Il faut environ sept mois avant qu'un candidat apprenti trouve un employeur disposé à lui offrir la formation. Malgré tout, les études réalisées par notre organisation au sujet de l'obstacle que semble représenter le coût de la formation ont montré que chaque dollar investi dans la formation par un employeur produisait un rendement moyen de 1,47 $ au bout de quatre ans. Nous savons donc que l'on peut justifier la formation en termes de rentabilité.
Cela vaut tout particulièrement après une période de ralentissement économique, puisqu'il peut y avoir des conséquences pour les jeunes. Les jeunes défavorisés et les jeunes Autochtones sont plus particulièrement à risque, et ce groupe démographique est en expansion. Ses membres manquent parfois d'éducation — en termes d'alphabétisation et d'autres compétences essentielles. Nous savons toutefois qu'une première expérience de travail qui se termine par un échec a de sérieuses conséquences, un effet de scarification, et lorsqu'un jeune défavorisé fait cette expérience de travail négative, ses difficultés socioéconomiques s'aggravent.
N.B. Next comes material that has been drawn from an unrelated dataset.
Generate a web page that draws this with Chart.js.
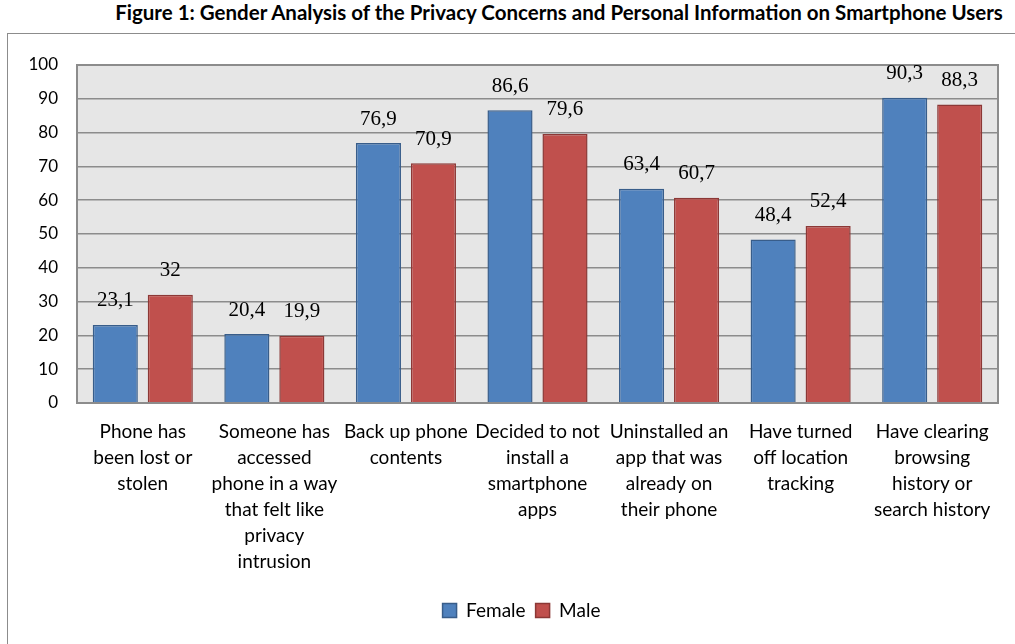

La politique générale dans de telles circonstances est souvent de veiller à ce que l'intéressé retourne à l'école et acquiert les habiletés nécessaires pour s'intégrer ultérieurement à la population active. Les études montrent que les membres de ce groupe particulier apprennent mieux et réussissent mieux lorsqu'ils se trouvent dans un contexte directement lié au milieu de travail. Cette caractéristique a des effets considérables en termes de politique pour la formation d'apprentis, car cette formation offre une excellente occasion d'acquérir des habiletés et une expérience de travail.
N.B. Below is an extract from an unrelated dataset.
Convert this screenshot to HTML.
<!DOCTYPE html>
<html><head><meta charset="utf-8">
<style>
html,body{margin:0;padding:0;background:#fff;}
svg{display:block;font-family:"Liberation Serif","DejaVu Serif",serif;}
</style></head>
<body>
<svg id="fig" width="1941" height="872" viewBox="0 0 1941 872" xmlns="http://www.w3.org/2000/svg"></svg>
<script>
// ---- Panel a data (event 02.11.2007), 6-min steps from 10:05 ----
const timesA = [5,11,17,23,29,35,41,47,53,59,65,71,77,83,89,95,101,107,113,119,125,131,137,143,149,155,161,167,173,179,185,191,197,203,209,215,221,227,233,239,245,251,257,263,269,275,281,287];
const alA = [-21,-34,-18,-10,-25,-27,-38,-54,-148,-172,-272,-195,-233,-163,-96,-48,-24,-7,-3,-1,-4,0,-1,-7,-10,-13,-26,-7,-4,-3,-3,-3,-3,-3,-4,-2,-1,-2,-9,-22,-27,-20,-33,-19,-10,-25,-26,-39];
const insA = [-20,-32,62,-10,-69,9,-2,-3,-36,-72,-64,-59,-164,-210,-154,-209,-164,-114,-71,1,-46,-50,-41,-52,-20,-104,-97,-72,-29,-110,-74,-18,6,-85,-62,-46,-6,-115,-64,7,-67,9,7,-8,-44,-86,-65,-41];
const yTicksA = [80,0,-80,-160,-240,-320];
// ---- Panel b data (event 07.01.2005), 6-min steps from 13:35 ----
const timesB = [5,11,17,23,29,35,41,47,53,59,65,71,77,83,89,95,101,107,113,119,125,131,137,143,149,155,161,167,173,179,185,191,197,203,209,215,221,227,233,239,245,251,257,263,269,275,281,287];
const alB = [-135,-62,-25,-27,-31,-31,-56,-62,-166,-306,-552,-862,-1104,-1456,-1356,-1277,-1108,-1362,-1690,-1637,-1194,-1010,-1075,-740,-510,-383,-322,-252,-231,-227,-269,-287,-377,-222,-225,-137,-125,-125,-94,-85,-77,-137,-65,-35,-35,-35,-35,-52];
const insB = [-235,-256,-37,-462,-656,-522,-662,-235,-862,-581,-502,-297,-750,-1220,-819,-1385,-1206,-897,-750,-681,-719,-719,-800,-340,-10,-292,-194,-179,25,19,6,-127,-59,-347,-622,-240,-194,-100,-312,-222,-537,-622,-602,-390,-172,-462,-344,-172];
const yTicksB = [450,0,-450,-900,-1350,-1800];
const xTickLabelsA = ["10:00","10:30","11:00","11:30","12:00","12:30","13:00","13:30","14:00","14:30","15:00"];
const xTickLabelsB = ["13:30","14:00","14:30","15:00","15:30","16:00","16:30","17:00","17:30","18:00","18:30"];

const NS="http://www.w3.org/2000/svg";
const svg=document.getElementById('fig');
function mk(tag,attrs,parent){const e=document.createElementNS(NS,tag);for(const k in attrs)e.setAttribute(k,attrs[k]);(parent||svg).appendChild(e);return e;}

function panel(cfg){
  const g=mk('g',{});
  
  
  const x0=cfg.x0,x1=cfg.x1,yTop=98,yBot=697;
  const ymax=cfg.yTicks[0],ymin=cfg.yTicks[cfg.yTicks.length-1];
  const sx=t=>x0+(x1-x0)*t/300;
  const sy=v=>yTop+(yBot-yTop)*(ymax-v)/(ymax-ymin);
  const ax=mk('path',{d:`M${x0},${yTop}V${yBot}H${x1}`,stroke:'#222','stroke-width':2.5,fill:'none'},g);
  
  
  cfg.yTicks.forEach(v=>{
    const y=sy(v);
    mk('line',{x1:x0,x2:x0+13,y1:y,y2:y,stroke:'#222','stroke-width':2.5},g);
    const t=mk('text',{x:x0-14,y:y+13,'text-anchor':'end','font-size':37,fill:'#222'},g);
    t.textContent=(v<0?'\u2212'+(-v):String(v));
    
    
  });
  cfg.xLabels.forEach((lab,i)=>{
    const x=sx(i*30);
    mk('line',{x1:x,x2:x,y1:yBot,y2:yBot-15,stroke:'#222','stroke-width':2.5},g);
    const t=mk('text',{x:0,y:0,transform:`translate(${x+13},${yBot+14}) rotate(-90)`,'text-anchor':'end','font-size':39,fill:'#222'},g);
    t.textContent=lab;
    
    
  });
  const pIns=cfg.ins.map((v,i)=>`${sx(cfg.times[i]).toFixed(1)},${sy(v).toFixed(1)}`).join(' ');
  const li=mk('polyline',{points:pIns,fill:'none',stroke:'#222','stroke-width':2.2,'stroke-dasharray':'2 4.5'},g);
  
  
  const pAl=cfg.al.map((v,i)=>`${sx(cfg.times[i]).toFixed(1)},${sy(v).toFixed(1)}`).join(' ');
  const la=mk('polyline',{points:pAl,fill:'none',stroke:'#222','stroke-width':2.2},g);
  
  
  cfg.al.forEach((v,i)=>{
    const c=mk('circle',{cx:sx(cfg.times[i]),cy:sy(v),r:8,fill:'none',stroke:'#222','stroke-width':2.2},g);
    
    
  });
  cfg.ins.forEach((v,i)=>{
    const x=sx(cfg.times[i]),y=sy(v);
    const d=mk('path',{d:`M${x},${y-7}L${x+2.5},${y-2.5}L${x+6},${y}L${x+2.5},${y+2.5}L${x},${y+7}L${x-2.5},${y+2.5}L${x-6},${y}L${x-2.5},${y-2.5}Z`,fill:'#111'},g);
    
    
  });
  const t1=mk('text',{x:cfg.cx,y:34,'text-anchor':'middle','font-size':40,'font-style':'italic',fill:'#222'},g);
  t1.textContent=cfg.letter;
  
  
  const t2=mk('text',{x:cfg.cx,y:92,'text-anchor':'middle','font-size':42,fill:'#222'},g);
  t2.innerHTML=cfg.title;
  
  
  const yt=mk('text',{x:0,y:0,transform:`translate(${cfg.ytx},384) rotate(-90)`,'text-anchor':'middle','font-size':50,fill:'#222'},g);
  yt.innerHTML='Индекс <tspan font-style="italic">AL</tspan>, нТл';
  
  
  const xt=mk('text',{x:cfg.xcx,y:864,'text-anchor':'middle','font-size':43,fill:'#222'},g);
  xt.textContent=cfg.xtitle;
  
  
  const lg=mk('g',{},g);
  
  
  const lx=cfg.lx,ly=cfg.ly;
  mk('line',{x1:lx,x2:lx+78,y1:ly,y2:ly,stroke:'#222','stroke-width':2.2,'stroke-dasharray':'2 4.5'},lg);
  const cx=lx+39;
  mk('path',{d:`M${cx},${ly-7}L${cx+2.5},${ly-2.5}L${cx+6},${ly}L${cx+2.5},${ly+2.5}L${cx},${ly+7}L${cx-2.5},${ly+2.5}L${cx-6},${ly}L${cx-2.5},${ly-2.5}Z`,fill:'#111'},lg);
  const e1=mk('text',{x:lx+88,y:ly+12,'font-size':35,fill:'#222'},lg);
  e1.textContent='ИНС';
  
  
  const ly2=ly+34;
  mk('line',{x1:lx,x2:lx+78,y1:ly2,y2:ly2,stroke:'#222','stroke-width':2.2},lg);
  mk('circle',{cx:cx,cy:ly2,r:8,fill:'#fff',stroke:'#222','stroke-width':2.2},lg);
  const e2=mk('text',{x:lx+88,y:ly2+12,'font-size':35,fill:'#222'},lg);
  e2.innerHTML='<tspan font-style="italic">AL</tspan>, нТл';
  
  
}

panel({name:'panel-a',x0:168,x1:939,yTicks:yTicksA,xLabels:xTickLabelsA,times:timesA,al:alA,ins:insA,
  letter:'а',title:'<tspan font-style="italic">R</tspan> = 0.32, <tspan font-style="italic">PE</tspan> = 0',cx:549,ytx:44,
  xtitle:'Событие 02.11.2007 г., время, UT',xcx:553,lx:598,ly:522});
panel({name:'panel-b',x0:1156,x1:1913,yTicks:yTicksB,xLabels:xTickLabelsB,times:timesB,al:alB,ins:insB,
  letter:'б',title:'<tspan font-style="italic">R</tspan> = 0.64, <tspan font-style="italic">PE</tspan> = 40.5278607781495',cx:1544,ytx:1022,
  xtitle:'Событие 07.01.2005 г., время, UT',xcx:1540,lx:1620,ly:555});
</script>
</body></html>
L'amélioration des mécanismes qui appuient les programmes de transition entre l'école et le travail aurait également des répercussions importantes. Il nous faut construire un pont entre l'école et le travail pour les jeunes, et l'apprentissage a une fonction importante à remplir. Les expériences de formation en milieu de travail sont particulièrement utiles lorsqu'elles débouchent sur une accréditation valable et reconnue — dans le cas du Canada, une carte de compétence et un certificat portant le Sceau rouge.
Il faut toutefois être extrêmement prudent, parce qu'il est essentiel de fournir des appuis à de tels programmes ainsi qu'aux employeurs et aux intéressés en termes de liens entre l'apprentissage et le lieu de travail et que cela ne peut pas se faire isolément. Nous ne pouvons pas placer quelqu'un dans un lieu de travail sans le doter d'abord d'habiletés fondamentales et essentielles. Les employeurs s'y attendent. À notre époque, on ne peut plus se dire que lorsqu'on échoue à l'école on peut toujours se tourner vers les métiers manuels. L'expression « faible compétence » n'est plus de mise.
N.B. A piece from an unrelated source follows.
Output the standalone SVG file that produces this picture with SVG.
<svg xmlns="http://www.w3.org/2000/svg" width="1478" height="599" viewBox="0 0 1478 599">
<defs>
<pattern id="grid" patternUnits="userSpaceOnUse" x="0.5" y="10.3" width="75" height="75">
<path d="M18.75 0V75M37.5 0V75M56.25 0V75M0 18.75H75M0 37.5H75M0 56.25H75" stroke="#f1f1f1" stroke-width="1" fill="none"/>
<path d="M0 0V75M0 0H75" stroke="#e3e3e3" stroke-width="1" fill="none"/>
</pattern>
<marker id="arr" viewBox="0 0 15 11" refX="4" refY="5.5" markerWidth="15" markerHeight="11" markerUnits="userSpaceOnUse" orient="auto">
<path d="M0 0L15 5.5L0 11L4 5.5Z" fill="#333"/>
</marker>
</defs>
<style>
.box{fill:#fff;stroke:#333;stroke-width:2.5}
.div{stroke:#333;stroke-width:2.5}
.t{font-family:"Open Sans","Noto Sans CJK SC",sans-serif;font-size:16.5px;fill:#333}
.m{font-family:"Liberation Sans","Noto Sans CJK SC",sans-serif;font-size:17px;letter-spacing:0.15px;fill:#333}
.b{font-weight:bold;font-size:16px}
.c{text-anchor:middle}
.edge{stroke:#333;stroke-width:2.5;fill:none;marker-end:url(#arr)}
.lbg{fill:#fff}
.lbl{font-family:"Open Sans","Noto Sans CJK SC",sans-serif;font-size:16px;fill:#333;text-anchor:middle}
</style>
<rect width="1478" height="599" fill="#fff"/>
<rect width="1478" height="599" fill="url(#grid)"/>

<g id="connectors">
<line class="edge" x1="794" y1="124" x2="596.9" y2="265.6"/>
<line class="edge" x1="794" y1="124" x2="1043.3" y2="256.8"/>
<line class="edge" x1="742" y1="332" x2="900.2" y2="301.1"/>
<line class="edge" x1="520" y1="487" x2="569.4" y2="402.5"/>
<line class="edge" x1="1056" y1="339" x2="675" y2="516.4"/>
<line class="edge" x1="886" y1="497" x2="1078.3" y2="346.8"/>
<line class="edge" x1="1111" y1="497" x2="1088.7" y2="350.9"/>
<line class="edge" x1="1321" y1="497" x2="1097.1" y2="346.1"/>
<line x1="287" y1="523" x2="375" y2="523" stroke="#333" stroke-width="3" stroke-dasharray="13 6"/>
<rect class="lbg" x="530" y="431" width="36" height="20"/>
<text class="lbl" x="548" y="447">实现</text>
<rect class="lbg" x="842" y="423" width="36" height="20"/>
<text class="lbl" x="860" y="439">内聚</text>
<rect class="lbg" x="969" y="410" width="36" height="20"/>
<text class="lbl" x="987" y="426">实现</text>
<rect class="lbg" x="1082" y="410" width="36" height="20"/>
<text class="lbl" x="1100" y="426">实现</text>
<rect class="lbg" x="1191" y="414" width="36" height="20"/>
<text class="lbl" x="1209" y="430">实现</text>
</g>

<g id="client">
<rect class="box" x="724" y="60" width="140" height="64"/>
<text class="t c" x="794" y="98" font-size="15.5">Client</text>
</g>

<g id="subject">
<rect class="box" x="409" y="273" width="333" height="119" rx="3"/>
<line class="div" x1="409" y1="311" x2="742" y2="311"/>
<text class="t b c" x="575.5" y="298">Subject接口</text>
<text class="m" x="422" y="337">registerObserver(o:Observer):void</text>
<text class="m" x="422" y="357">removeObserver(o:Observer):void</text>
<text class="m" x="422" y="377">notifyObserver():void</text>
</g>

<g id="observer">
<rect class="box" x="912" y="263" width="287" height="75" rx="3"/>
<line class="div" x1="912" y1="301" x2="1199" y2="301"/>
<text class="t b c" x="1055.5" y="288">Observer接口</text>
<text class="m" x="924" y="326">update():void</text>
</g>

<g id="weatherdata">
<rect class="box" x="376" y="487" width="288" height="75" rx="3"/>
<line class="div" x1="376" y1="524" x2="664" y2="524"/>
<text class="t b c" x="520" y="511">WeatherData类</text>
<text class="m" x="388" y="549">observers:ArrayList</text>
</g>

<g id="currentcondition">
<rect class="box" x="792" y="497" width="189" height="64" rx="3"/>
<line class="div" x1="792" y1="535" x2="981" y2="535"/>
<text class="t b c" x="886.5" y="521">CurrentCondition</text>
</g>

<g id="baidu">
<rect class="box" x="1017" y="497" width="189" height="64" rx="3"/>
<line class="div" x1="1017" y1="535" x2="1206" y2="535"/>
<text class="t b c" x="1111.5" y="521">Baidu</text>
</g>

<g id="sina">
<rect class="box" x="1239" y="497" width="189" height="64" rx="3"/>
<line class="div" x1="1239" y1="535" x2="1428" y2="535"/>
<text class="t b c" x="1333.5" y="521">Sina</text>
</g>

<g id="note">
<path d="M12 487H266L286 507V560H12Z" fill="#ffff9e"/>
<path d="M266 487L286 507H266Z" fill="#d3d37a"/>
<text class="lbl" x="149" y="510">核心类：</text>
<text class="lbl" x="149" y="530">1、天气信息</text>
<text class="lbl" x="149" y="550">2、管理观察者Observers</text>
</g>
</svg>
Il est important de le mentionner, en particulier parce que la technologie progresse rapidement. Il faut être capable d'utiliser les documents, il faut comprendre le coût élevé du matériel utilisé au travail et, plus important encore peut- être, il faut connaître les risques que des compétences insuffisantes et des faiblesses sur les plans linguistique et de la compréhension représentent pour la santé et la sécurité. À titre d'exemple, mentionnons que le niveau d'aptitude en lecture exigé d'un électricien en bâtiment est le niveau 5, soit le même que pour un ingénieur.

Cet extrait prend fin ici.